• _EXERCISE DETAILS_
Retype, exactly as they stand, the lines from the start of the data to the line that contains "from matplotlib.patches import Rectangle", both ends included. Leave the pictures out.

• _DATA PROVIDED_
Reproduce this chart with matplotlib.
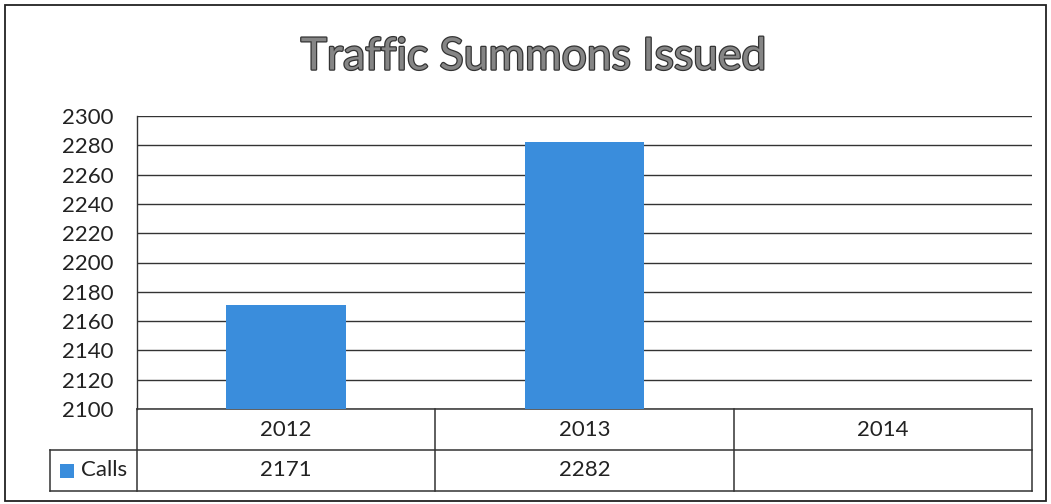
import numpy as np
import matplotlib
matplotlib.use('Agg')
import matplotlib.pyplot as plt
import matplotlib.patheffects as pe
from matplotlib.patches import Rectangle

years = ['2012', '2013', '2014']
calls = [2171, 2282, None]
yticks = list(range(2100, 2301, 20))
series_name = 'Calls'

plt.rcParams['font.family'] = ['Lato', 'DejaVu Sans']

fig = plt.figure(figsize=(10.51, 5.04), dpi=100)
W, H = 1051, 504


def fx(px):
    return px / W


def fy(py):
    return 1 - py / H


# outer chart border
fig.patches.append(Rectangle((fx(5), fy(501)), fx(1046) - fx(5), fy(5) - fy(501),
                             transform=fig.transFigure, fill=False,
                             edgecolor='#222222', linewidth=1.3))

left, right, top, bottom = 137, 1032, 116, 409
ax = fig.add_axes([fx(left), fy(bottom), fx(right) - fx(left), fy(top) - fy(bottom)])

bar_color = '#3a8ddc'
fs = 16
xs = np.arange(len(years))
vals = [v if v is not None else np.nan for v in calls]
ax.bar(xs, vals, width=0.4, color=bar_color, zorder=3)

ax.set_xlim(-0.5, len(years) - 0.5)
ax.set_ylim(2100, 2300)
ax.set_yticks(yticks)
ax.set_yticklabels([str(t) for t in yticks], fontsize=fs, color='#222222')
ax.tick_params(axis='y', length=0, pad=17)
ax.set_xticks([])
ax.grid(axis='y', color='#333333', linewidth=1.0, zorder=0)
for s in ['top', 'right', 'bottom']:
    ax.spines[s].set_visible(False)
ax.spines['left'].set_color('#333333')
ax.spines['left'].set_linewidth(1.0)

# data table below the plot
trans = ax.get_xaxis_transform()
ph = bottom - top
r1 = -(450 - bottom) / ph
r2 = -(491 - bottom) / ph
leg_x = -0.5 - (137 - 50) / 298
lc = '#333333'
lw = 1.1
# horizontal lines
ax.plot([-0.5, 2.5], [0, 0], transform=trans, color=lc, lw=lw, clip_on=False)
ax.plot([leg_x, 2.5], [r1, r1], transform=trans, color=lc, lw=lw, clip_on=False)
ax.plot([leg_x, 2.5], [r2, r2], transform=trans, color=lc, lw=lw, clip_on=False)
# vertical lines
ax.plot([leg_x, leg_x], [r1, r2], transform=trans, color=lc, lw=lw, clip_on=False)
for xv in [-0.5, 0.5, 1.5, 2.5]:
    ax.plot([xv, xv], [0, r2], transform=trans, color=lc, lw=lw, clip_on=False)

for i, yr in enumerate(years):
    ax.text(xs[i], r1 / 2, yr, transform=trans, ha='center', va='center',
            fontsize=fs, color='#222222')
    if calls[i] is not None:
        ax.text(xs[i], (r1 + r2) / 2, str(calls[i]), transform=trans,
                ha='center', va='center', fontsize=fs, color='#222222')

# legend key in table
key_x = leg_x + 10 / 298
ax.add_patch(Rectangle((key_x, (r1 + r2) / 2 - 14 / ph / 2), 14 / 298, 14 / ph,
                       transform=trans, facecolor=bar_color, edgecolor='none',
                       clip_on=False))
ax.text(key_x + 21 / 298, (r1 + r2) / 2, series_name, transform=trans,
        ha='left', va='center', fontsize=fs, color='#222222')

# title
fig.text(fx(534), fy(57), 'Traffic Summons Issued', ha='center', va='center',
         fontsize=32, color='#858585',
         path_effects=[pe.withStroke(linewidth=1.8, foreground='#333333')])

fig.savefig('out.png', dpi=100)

• _TASK SOLUTION_
Reproduce this chart with matplotlib.
import numpy as np
import matplotlib
matplotlib.use('Agg')
import matplotlib.pyplot as plt
import matplotlib.patheffects as pe
from matplotlib.patches import Rectangle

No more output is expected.